Those professors frequently referred to older people as “crocks” because they viewed their older patients as being as fragile as a piece of crockery. “I had grown up with my grandparents, and it seemed quite disrespectful to me,” Butler later said. Those experiences led him into geriatrics, a branch of medicine that is still woefully understaffed.

After his internships and residencies, he joined the National Institute of Mental Health, where he eventually became the lead investigator on the first study of healthy aging. Previously, researchers had examined many of the diseases that afflict the elderly, as well as the elderly who were institutionalized, but had performed little research on normal aging.

That study reached the then-remarkable conclusion that most frailties of the elderly were caused by disease, socioeconomic adversity and even personality. Aging was a risk factor for many problems of the elderly, such as senility and Alzheimer’s disease, but not the cause. That conclusion led to a breakthrough in our thinking about aging, Butler said, and laid the groundwork for future studies about healthy aging.

The 10-year study resulted in the landmark book “Human Aging.” Its results were also the core of Butler’s book “Why Survive? Being Old in America,” which won the 1976 Pulitzer Prize for nonfiction.
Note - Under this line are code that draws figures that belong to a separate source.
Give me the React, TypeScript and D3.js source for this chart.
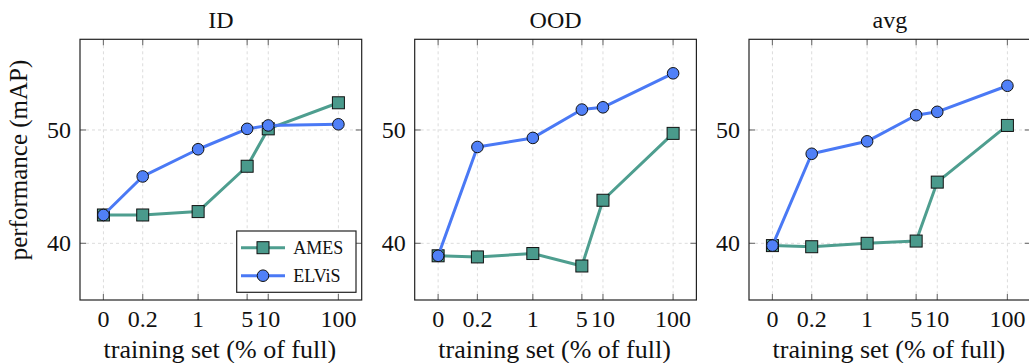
import React from "react";
import * as d3 from "d3";

const categories = ["0", "0.2", "1", "5", "10", "100"];
// horizontal placement of each category on the (log-like) axis
const xPositions = [-1.35, -0.79, 0, Math.log10(5), 1, 2];
const yTicks = [40, 50];
const panelTitles = ["ID", "OOD", "avg"];
const seriesNames = ["AMES", "ELViS"];
const amesID = [42.5, 42.5, 42.8, 46.8, 50.1, 52.4];
const elvisID = [42.5, 45.9, 48.3, 50.1, 50.4, 50.5];
const amesOOD = [38.9, 38.8, 39.1, 38.0, 43.8, 49.7];
const elvisOOD = [38.9, 48.5, 49.3, 51.8, 52.0, 55.0];
const amesAvg = [39.8, 39.7, 40.0, 40.2, 45.4, 50.4];
const elvisAvg = [39.8, 47.9, 49.0, 51.3, 51.6, 53.9];

const panelData = [
  [amesID, elvisID],
  [amesOOD, elvisOOD],
  [amesAvg, elvisAvg],
];

const COLORS = ["#4e9e8f", "#4a79f5"];
const FILLS = ["#4a9a8c", "#5080f7"];
const FONT = "Liberation Serif";

const W = 1029;
const H = 363;
const panelLefts = [80, 414.7, 749];
const panelW = 281.7;
const top = 39.3;
const bottom = 300;

function Panel({ idx }: { idx: number }) {
  const left = panelLefts[idx];
  const right = left + panelW;
  const x = d3.scaleLinear().domain([-1.684, 2.332]).range([left, right]);
  const y = d3.scaleLinear().domain([35, 58]).range([bottom, top]);
  const line = d3
    .line<number>()
    .x((_, i) => x(xPositions[i]))
    .y((d) => y(d));
  const data = panelData[idx];
  const tickLen = 6;
  const ts = { fontFamily: FONT };
  return (
    <g>
      {xPositions.map((p, i) => (
        <line key={"gx" + i} x1={x(p)} x2={x(p)} y1={top} y2={bottom} stroke="#dcdcdc" strokeWidth={1} strokeDasharray="3,3" />
      ))}
      {yTicks.map((t) => (
        <line key={"gy" + t} x1={left} x2={right} y1={y(t)} y2={y(t)} stroke="#dcdcdc" strokeWidth={1} strokeDasharray="3,3" />
      ))}
      {xPositions.map((p, i) => (
        <g key={"tx" + i}>
          <line x1={x(p)} x2={x(p)} y1={bottom} y2={bottom - tickLen} stroke="#777" strokeWidth={1.2} />
          <line x1={x(p)} x2={x(p)} y1={top} y2={top + tickLen} stroke="#777" strokeWidth={1.2} />
          <text x={x(p)} y={327} textAnchor="middle" style={ts} fontSize={24} fill="#111">
            {categories[i]}
          </text>
        </g>
      ))}
      {yTicks.map((t) => (
        <g key={"ty" + t}>
          <line x1={left} x2={left + tickLen} y1={y(t)} y2={y(t)} stroke="#777" strokeWidth={1.2} />
          <line x1={right} x2={right - tickLen} y1={y(t)} y2={y(t)} stroke="#777" strokeWidth={1.2} />
          <text x={left - 9} y={y(t)} dy="0.33em" textAnchor="end" style={ts} fontSize={24} fill="#111">
            {t}
          </text>
        </g>
      ))}
      {data.map((vals, si) => (
        <g key={"s" + si}>
          <path d={line(vals) || ""} fill="none" stroke={COLORS[si]} strokeWidth={3} strokeLinejoin="round" />
          {vals.map((v, i) =>
            si === 0 ? (
              <rect key={i} x={x(xPositions[i]) - 6} y={y(v) - 6} width={12} height={12} fill={FILLS[si]} stroke="#111" strokeWidth={1} />
            ) : (
              <circle key={i} cx={x(xPositions[i])} cy={y(v)} r={5.8} fill={FILLS[si]} stroke="#111" strokeWidth={1} />
            )
          )}
        </g>
      ))}
      <rect x={left} y={top} width={panelW} height={bottom - top} fill="none" stroke="#222" strokeWidth={1.2} />
      <text x={(left + right) / 2} y={28} textAnchor="middle" style={ts} fontSize={24} fill="#111">
        {panelTitles[idx]}
      </text>
      <text x={(left + right) / 2 - 1} y={358} textAnchor="middle" style={ts} fontSize={26} fill="#111">
        training set (% of full)
      </text>
      {idx === 0 && (
        <g>
          <rect x={236.7} y={231} width={119.3} height={61.3} fill="#fff" stroke="#222" strokeWidth={1.2} />
          {seriesNames.map((n, si) => {
            const cy = 247.7 + si * 28;
            return (
              <g key={n}>
                <line x1={241} x2={285} y1={cy} y2={cy} stroke={COLORS[si]} strokeWidth={3} />
                {si === 0 ? (
                  <rect x={263 - 6} y={cy - 6} width={12} height={12} fill={FILLS[si]} stroke="#111" strokeWidth={1} />
                ) : (
                  <circle cx={263} cy={cy} r={5.8} fill={FILLS[si]} stroke="#111" strokeWidth={1} />
                )}
                <text x={293.3} y={cy} dy="0.35em" style={ts} fontSize={18} fill="#111">
                  {n}
                </text>
              </g>
            );
          })}
        </g>
      )}
    </g>
  );
}

export default function App() {
  return (
    <svg width={W} height={H} style={{ position: "absolute", left: 0, top: 0, fontFamily: FONT }}>
      <rect width={W} height={H} fill="#fff" />
      <text transform="translate(27,160) rotate(-90)" textAnchor="middle" style={{ fontFamily: FONT }} fontSize={25} fill="#111">
        performance (mAP)
      </text>
      {[0, 1, 2].map((i) => (
        <Panel key={i} idx={i} />
      ))}
    </svg>
  );
}
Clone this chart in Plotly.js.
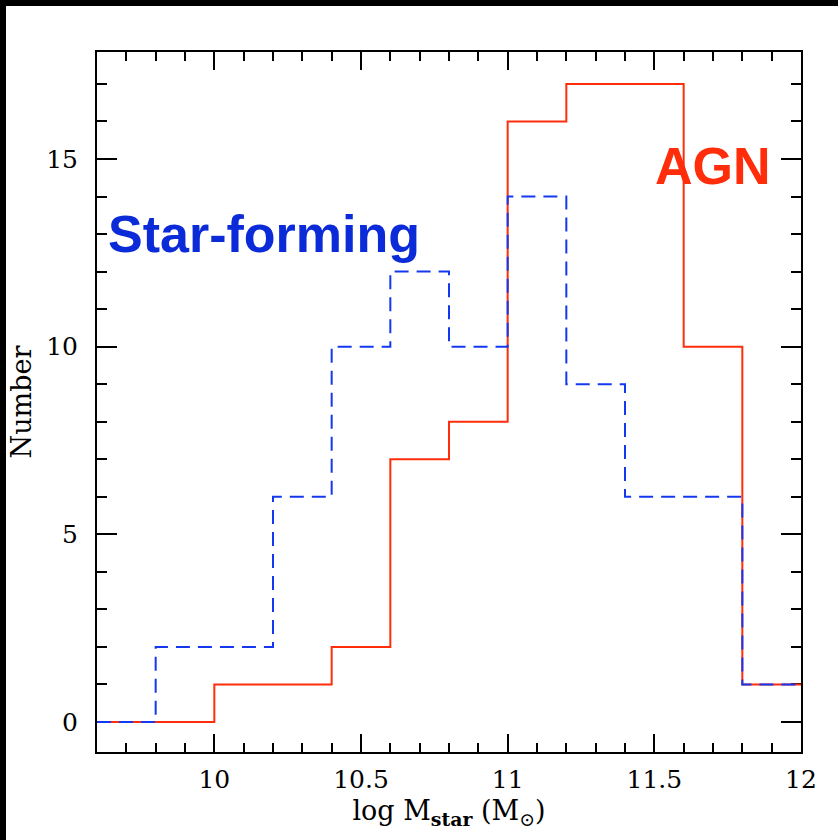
<!DOCTYPE html>
<html>
<head>
<meta charset="utf-8">
<script src="https://cdn.plot.ly/plotly-3.0.1.min.js"></script>
<style>
  html, body { margin: 0; padding: 0; background: #000; width: 838px; height: 840px; overflow: hidden; }
  #chart { position: absolute; left: 6px; top: 6px; width: 832px; height: 834px; background: #fff; }
</style>
</head>
<body>
<div id="chart"></div>
<script>
// Stellar-mass histogram: bin edges in log M_star and counts per 0.2 dex bin
const binEdges = [9.6, 9.8, 10.0, 10.2, 10.4, 10.6, 10.8, 11.0, 11.2, 11.4, 11.6, 11.8, 12.0];
const agnCounts = [0, 0, 1, 1, 2, 7, 8, 16, 17, 17, 10, 1];
const starFormingCounts = [0, 2, 2, 6, 10, 12, 10, 14, 9, 6, 6, 1];

const xTickVals = [10, 10.5, 11, 11.5, 12];
const xTickText = ['10', '10.5', '11', '11.5', '12'];
const yTickVals = [0, 5, 10, 15];
const yTickText = ['0', '5', '10', '15'];

const agnColor = '#ff2d0a';
const sfColor = '#1438f0';
const sfTextColor = '#0c2bd8';

// step outline: repeat the last count so the final bin reaches its right edge
function stepY(counts) { return counts.concat([counts[counts.length - 1]]); }

const traces = [
  {
    x: binEdges, y: stepY(agnCounts), type: 'scatter', mode: 'lines',
    line: { shape: 'hv', color: agnColor, width: 2 },
    name: 'AGN', hoverinfo: 'x+y', cliponaxis: false
  },
  {
    x: binEdges, y: stepY(starFormingCounts), type: 'scatter', mode: 'lines',
    line: { shape: 'hv', color: sfColor, width: 2, dash: '14px,8px' },
    name: 'Star-forming', hoverinfo: 'x+y', cliponaxis: false
  }
];

const tickFont = { family: 'DejaVu Serif', size: 25, color: '#000' };
const titleFont = { family: 'DejaVu Serif', size: 27, color: '#000' };

const layout = {
  width: 832, height: 834,
  margin: { l: 91, r: 37, t: 46, b: 88 },
  paper_bgcolor: '#fff', plot_bgcolor: '#fff',
  showlegend: false,
  xaxis: {
    range: [9.6, 12.0],
    layer: 'below traces',
    showgrid: false, zeroline: false,
    showline: true, linecolor: '#000', linewidth: 2, mirror: 'ticks',
    ticks: 'inside', ticklen: 18, tickwidth: 2, tickcolor: '#000',
    tickvals: xTickVals, ticktext: xTickText,
    minor: { dtick: 0.1, tick0: 9.6, ticks: 'inside', ticklen: 9, tickwidth: 2, tickcolor: '#000', showgrid: false },
    tickfont: tickFont, ticklabelstandoff: 4,
    title: { text: 'log M<sub><b>star</b></sub> (M<sub>⊙</sub>)', font: titleFont, standoff: 8 }
  },
  yaxis: {
    range: [-0.8, 17.85],
    layer: 'below traces',
    showgrid: false, zeroline: false,
    showline: true, linecolor: '#000', linewidth: 2, mirror: 'ticks',
    ticks: 'inside', ticklen: 20, tickwidth: 2, tickcolor: '#000',
    tickvals: yTickVals, ticktext: yTickText,
    minor: { dtick: 1, tick0: 0, ticks: 'inside', ticklen: 10, tickwidth: 2, tickcolor: '#000', showgrid: false },
    tickfont: tickFont, ticklabelstandoff: 12,
    title: { text: 'Number', font: titleFont, standoff: 14 }
  },
  annotations: [
    {
      x: 10.17, y: 13.0, xref: 'x', yref: 'y', text: '<b>Star-forming</b>',
      showarrow: false, xanchor: 'center', yanchor: 'middle',
      font: { family: 'Liberation Sans', size: 52, color: sfTextColor }
    },
    {
      x: 11.70, y: 14.8, xref: 'x', yref: 'y', text: '<b>AGN</b>',
      showarrow: false, xanchor: 'center', yanchor: 'middle',
      font: { family: 'Liberation Sans', size: 52, color: agnColor }
    }
  ]
};

Plotly.newPlot('chart', traces, layout, { displayModeBar: false, staticPlot: true });
</script>
</body>
</html>
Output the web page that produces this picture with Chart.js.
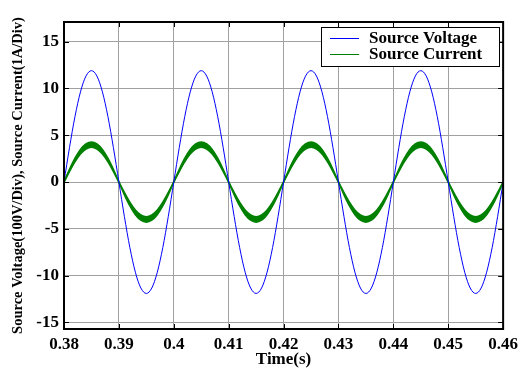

In 1968, Butler coined the term “ageism” to describe what he felt was bias against the elderly. He saw the need when many residents of his neighborhood complained vociferously about the purchase of property by outsiders to provide housing for the elderly. “There was no term to explain this prejudice, and so I decided, analogous to the terms sexism and racism, we could use a new useful term, which I called ageism,” he said.


He later led a task force that addressed the prejudice, producing the 2006 report “Ageism in America.”

In 1975, Butler became the founding director of the National Institute on Aging, part of the National Institutes of Health. He left the position in 1982 to establish and chair the department of geriatrics and adult development at the Mount Sinai Medical School, the first such department in the country.

In 1990, he established what is now the International Longevity Center-USA at Mount Sinai. It subsequently became an independent nonprofit organization dedicated to promoting healthy aging, with branches in 11 countries.

Robert Neil Butler was born Jan. 21, 1927, in New York. He received his bachelor’s degree in 1949 and his medical degree in 1953, both from Columbia University. He is the author of several other books and received numerous awards.

Butler had three daughters, Ann Christine, Carole Melissa and Cynthia Lee, with his first wife, the former Diane McLaughlin. He married his second wife, Myrna I. Lewis, in 1975, and they had one daughter, Alexandra Nicole. Myrna died of cancer in 2000.